A ce moment-là, son frère al-'Abbas, le seul survivant du massacre dont ses hommes furent victimes, vint le rejoindre. Tous deux montèrent sur leurs chevaux et se dirigèrent vers l'Euphrate pour apporter de l'eau aux femmes et aux enfants dont la soif attisée par un soleil brûlant et une chaleur insoutenable, devenait insupportable. Mais une charge de l'ennemi les obligea à se séparer, et al-'Abbas qui était le porte-drapeau se trouva entraîné vers le camp des Omayyades où il se battit jusqu'à la mort.(142) Al-Hussayn qui continuait à se diriger vers le fleuve fut attaqué lui aussi par un autre groupe de soldats voulant l'empêcher d'arriver à son objectif. Il fut atteint d'une flèche au menton. Il l'arracha et s'adressa à Dieu:

«Mon Dieu! Je me plains auprès de Toi de ce qu'on est en train de faire du petit-fils de Ton Prophète».(143)

Cette fois, il était vraiment seul. Il regardait autour de lui, les cadavres de tous ses combattants parsemés dans le champ de bataille, gisant dans le sang, mutilés. Mais qu'importe! Il portait sur lui l'épée de son grand-père, le coeur de l'Imam 'Ali et le drapeau de la vérité. Il brandit son sabre et se précipita sur l'ennemi qui l'entourait. Et voyant à ce moment-là les soldats omayyades investir les tentes en flammes, qui n'abritaient plus que femmes et enfants, il s'écria:

«C'est moi qui vous combats. Les femmes n'y sont pour rien.
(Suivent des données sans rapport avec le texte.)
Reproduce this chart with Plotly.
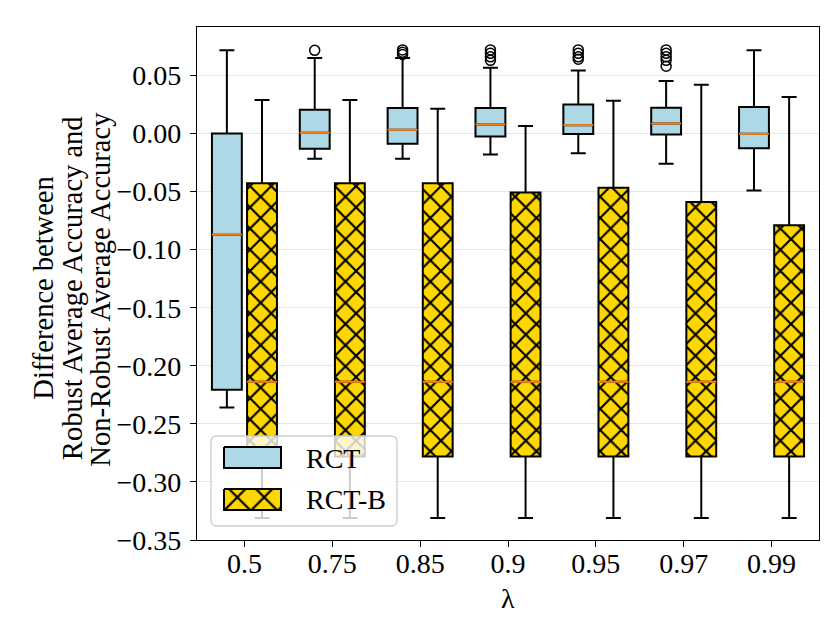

Je vous interdis de vous en prendre à ma famille tant que je serais vivant».(144)

Sur ce, il chargea de nouveau. Il reçut une flèche au cou, suivie d'une pluie de coups d'épées et de lances qui finirent par mettre fin à sa résistance héroïque et désespérée mais inlassable. Si la vie terrestre et la résistance d'al-Hussayn s'arrêtèrent là, la haine de l'un des principaux participants à cette tragédie, Chemr Ibn al-Jawchan, ne semblait pas encore assouvie. D'un coup d'épée haineux, il décapita le cadavre encore chaud, et porta la tête sur une lance jusqu'à Kûfa - où elle fut l'objet d'une exposition "itinérante" - avant de l'envoyer à ses commanditaires à Damas, d'où elle fut renvoyée à Karbalâ' pour reposer aux côtés du corps décapité. Après le massacre de la famille du Prophète et de leurs proches compagnons, suivra bientôt la cérémonie de la mutilation et de la profanation de leurs cadavres.

Les Veuves... les Orphelins et

la Mutilation des Cadavres

Le campement d'al-Hussayn fut dans un état de dévastation et de désolation terrible. Il offrait aux pilleurs et aux assassins un spectacle macabre. Partout des tentes brûlées et fumantes, des cadavres mutilés et démembrés, des femmes et des enfants assoiffés, effrayés et hébétés, des cris et des gémissements. Le corps décapité du petit-fils du Prophète gisait déchiqueté, dénudé, recouvert seulement de la poussière soulevée par la bataille, et du sang qui formait autour de lui une petite mare. Le nombre de martyrs du camp d'al-Hussayn s'élevait à soixante-dix-sept(145): soixante compagnons et dix-sept frères, cousins et neveux de l'Imam.